⟨

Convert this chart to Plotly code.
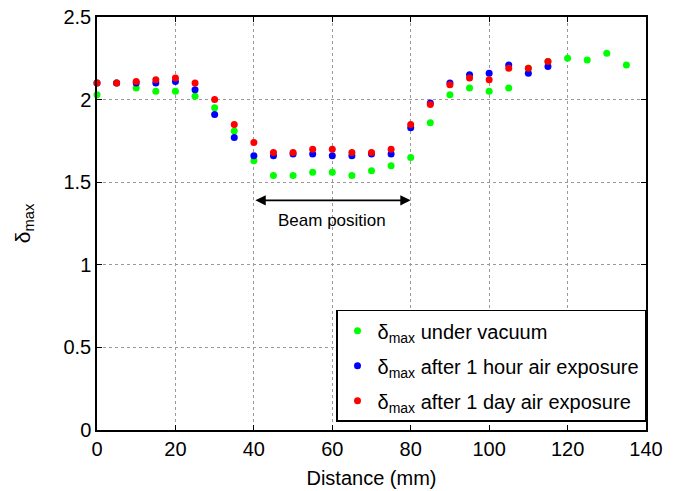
import plotly.graph_objects as go

distance_mm = [0, 5, 10, 15, 20, 25, 30, 35, 40, 45, 50, 55, 60, 65, 70, 75,
               80, 85, 90, 95, 100, 105, 110, 115, 120, 125, 130, 135]

delta_vacuum = [2.03, 2.10, 2.07, 2.05, 2.05, 2.02, 1.95, 1.81, 1.63, 1.54, 1.54, 1.56,
                1.56, 1.54, 1.57, 1.60, 1.65, 1.86, 2.03, 2.07, 2.05, 2.07, 2.19, 2.23,
                2.25, 2.24, 2.28, 2.21]

delta_1hour = [2.10, 2.10, 2.10, 2.10, 2.11, 2.06, 1.91, 1.77, 1.66, 1.66, 1.67, 1.67,
               1.66, 1.66, 1.67, 1.67, 1.83, 1.98, 2.10, 2.15, 2.16, 2.21, 2.16, 2.20]

delta_1day = [2.10, 2.10, 2.11, 2.12, 2.13, 2.10, 2.00, 1.85, 1.74, 1.68, 1.68, 1.70,
              1.70, 1.68, 1.68, 1.70, 1.85, 1.97, 2.09, 2.13, 2.12, 2.19, 2.19, 2.23]

series_names = ["δ<sub>max</sub> under vacuum",
                "δ<sub>max</sub> after 1 hour air exposure",
                "δ<sub>max</sub> after 1 day air exposure"]
series_colors = ["#00ff00", "#0000ff", "#ff0000"]

beam_range = [40, 80]
beam_arrow_y = 1.39
beam_label_y = 1.27
beam_label = "Beam position"

x_ticks = [0, 20, 40, 60, 80, 100, 120, 140]
y_ticks = [0, 0.5, 1, 1.5, 2, 2.5]

FONT = "Liberation Sans, Arial, Helvetica, sans-serif"

fig = go.Figure()
for i, (name, color, vals) in enumerate(zip(series_names, series_colors,
                                            [delta_vacuum, delta_1hour, delta_1day])):
    fig.add_trace(go.Scatter(
        x=distance_mm[:len(vals)], y=vals, mode="markers", name=name,
        legendgroup=f"g{i}",
        marker=dict(color=color, size=7, line=dict(width=0)),
        cliponaxis=False,
    ))

# double-headed arrow for beam position
fig.add_annotation(
    x=beam_range[1], y=beam_arrow_y, ax=beam_range[0], ay=beam_arrow_y,
    xref="x", yref="y", axref="x", ayref="y", text="",
    showarrow=True, arrowside="end+start", arrowhead=2, startarrowhead=2,
    arrowsize=1.3, startarrowsize=1.3, arrowwidth=1.6, arrowcolor="black",
)
fig.add_annotation(
    x=(beam_range[0] + beam_range[1]) / 2, y=beam_label_y, xref="x", yref="y",
    text=beam_label, showarrow=False, font=dict(size=17, color="black", family=FONT),
)

axis_common = dict(
    showline=True, linecolor="black", linewidth=1.5, mirror="allticks",
    ticks="inside", ticklen=5, tickwidth=1, tickcolor="black",
    showgrid=True, gridcolor="#9a9a9a", griddash="dot", gridwidth=1,
    zeroline=False, tickfont=dict(size=20, color="black", family=FONT),
    automargin=False,
)

fig.update_xaxes(range=[0, 140], tickvals=x_ticks,
                 title=dict(text="Distance (mm)", font=dict(size=20, color="black", family=FONT),
                            standoff=12),
                 **axis_common)
fig.update_yaxes(range=[0, 2.5], tickvals=y_ticks,
                 title=dict(text="δ<sub>max</sub>", font=dict(size=21, color="black", family=FONT),
                            standoff=27),
                 **axis_common)

fig.update_layout(
    width=677, height=491,
    margin=dict(l=97, r=31, t=17, b=61),
    plot_bgcolor="white", paper_bgcolor="white",
    font=dict(family=FONT, color="black"),
    legend=dict(
        x=1, y=0.291, xanchor="right", yanchor="top",
        bordercolor="black", borderwidth=1.5, bgcolor="white",
        font=dict(size=20, color="black", family=FONT),
        itemwidth=30, tracegroupgap=6,
    ),
)

fig.write_html("out.html", config={"displayModeBar": False},
               post_script="document.body.style.margin='0px';")
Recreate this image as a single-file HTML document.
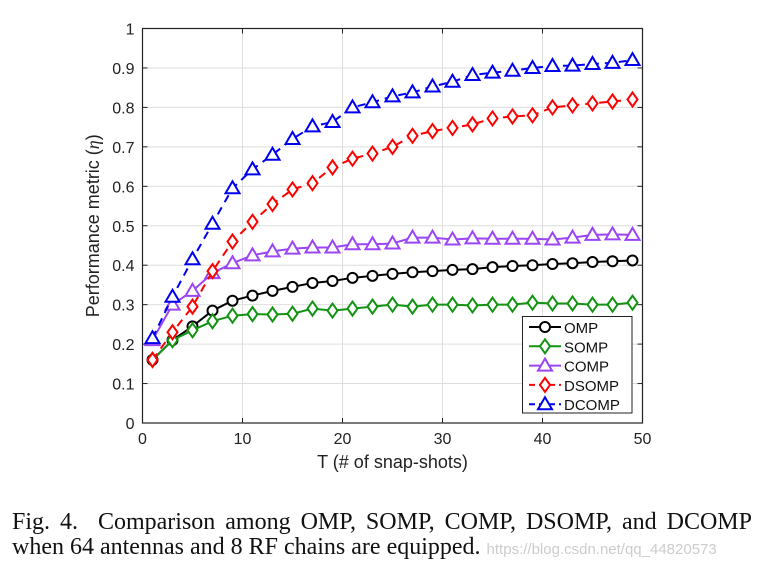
<!DOCTYPE html>
<html><head><meta charset="utf-8"><style>
html,body{margin:0;padding:0;background:#fff;width:758px;height:569px;overflow:hidden}
svg{display:block}
.cap{position:absolute;left:12px;width:740px;font-family:"Liberation Serif",serif;font-size:24px;color:#111;line-height:25px;white-space:nowrap}
</style></head><body>
<div style="position:relative;width:758px;height:569px">
<svg id="chart" width="758" height="569"></svg>
<div class="cap" style="top:510px;text-align:justify;text-align-last:justify;white-space:normal">Fig. 4.&nbsp; Comparison among OMP, SOMP, COMP, DSOMP, and DCOMP</div>
<div class="cap" style="top:535px">when 64 antennas and 8 RF chains are equipped. <span style="font-family:'Liberation Sans',sans-serif;font-size:15px;color:#ccc">https://blog.csdn.net/qq_44820573</span></div>
</div>
<script>
const xs=[1,3,5,7,9,11,13,15,17,19,21,23,25,27,29,31,33,35,37,39,41,43,45,47,49];
const omp=[.16,.21,.245,.285,.31,.323,.335,.345,.355,.36,.368,.373,.378,.382,.385,.388,.39,.395,.398,.4,.403,.405,.408,.41,.412];
const somp=[.16,.21,.235,.258,.272,.276,.275,.277,.29,.285,.29,.295,.3,.295,.3,.3,.298,.3,.3,.305,.303,.303,.3,.3,.305];
const comp=[.21,.3,.335,.38,.405,.425,.435,.442,.445,.445,.453,.453,.455,.47,.47,.465,.468,.467,.467,.467,.465,.47,.477,.478,.477];
const dsomp=[.16,.23,.295,.385,.46,.51,.555,.592,.608,.648,.67,.683,.7,.728,.74,.748,.757,.772,.777,.78,.8,.805,.81,.815,.82];
const dcomp=[.215,.32,.415,.505,.595,.643,.68,.72,.752,.763,.8,.813,.828,.838,.853,.865,.882,.888,.893,.9,.905,.906,.91,.913,.92];
const xTicks=[0,10,20,30,40,50];
const yTicks=[0,0.1,0.2,0.3,0.4,0.5,0.6,0.7,0.8,0.9,1];
const seriesNames=["OMP","SOMP","COMP","DSOMP","DCOMP"];
const L=142.5,R=642.5,T=28.5,B=423;
const X=v=>L+(v/50)*(R-L), Y=v=>B-v*(B-T);
const NS="http://www.w3.org/2000/svg", svg=document.getElementById('chart');
function mk(t,a,p){const e=document.createElementNS(NS,t);for(const k in a)e.setAttribute(k,a[k]);(p||svg).appendChild(e);return e;}
const fnt='font-family:"Liberation Sans",sans-serif;font-size:16px';
mk('rect',{x:L,y:T,width:R-L,height:B-T,fill:'#fff'});
xTicks.forEach(t=>{
 const g=mk('line',{x1:X(t),x2:X(t),y1:T,y2:B,stroke:'#dedede'});
 
 
 mk('line',{x1:X(t),x2:X(t),y1:B,y2:B-5,stroke:'#222'});
 mk('line',{x1:X(t),x2:X(t),y1:T,y2:T+5,stroke:'#222'});
 const tx=mk('text',{x:X(t),y:B+21,'text-anchor':'middle',style:fnt,fill:'#222'});tx.textContent=t;
 
 
});
yTicks.forEach(t=>{
 const g=mk('line',{x1:L,x2:R,y1:Y(t),y2:Y(t),stroke:'#dedede'});
 
 
 mk('line',{x1:L,x2:L+5,y1:Y(t),y2:Y(t),stroke:'#222'});
 mk('line',{x1:R,x2:R-5,y1:Y(t),y2:Y(t),stroke:'#222'});
 const tx=mk('text',{x:L-8,y:Y(t)+6,'text-anchor':'end',style:fnt,fill:'#222'});tx.textContent=String(t);
 
 
});
const fr=mk('rect',{x:L,y:T,width:R-L,height:B-T,fill:'none',stroke:'#222','stroke-width':1.2});


const xl=mk('text',{x:(L+R)/2,y:468,'text-anchor':'middle',style:'font-family:"Liberation Sans",sans-serif;font-size:18px',fill:'#222'});xl.textContent='T (# of snap-shots)';


const yl=mk('text',{x:0,y:0,'text-anchor':'middle',transform:`translate(99,${(T+B)/2}) rotate(-90)`,style:'font-family:"Liberation Sans",sans-serif;font-size:18px',fill:'#222'});
yl.innerHTML='Performance metric (<tspan font-family="Liberation Serif" font-style="italic">η</tspan>)';


function marker(g,type,x,y,c){
 if(type==='o')mk('circle',{cx:x,cy:y,r:5,fill:'#fff',stroke:c,'stroke-width':2},g);
 else if(type==='d')mk('polygon',{points:`${x},${y-7} ${x+5},${y} ${x},${y+7} ${x-5},${y}`,fill:'#fff',stroke:c,'stroke-width':2},g);
 else mk('polygon',{points:`${x},${y-7} ${x+7},${y+5} ${x-7},${y+5}`,fill:'#fff',stroke:c,'stroke-width':2},g);
}
const defs=[[omp,'#000','o',null,'omp-line'],[somp,'#129412','d',null,'somp-line'],[comp,'#9b45f5','^',null,'comp-line'],[dsomp,'#f00','d','8,6','dsomp-line'],[dcomp,'#0000f0','^','8,6','dcomp-line']];
defs.forEach(([d,c,m,da,name])=>{
 const g=mk('g',{});
 
 
 const a={points:xs.map((x,i)=>X(x)+','+Y(d[i])).join(' '),fill:'none',stroke:c,'stroke-width':2};
 if(da)a['stroke-dasharray']=da;
 mk('polyline',a,g);
 xs.forEach((x,i)=>marker(g,m,X(x),Y(d[i]),c));
});
const lg=mk('g',{});


mk('rect',{x:522.5,y:316.5,width:109.5,height:96.5,fill:'#fff',stroke:'#222'},lg);
defs.forEach(([d,c,m,da],i)=>{
 const y=327+i*19.3;
 const e=mk('g',{},lg);
 
 
 const a={x1:529,x2:561,y1:y,y2:y,stroke:c,'stroke-width':2};if(da)a['stroke-dasharray']='6,4';
 mk('line',a,e);marker(e,m,545,y,c);
 const t=mk('text',{x:564,y:y+6,style:'font-family:"Liberation Sans",sans-serif;font-size:15px',fill:'#111'},e);t.textContent=seriesNames[i];
});
</script>
</body></html>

⟩

THE TASK: Only the lines from the start of the entries above to the line containing "125, 130, 135]" are to be given again, exactly and with both ends included; pictures are excluded.

TASK SOLUTION:
Convert this chart to Plotly code.
import plotly.graph_objects as go

distance_mm = [0, 5, 10, 15, 20, 25, 30, 35, 40, 45, 50, 55, 60, 65, 70, 75,
               80, 85, 90, 95, 100, 105, 110, 115, 120, 125, 130, 135]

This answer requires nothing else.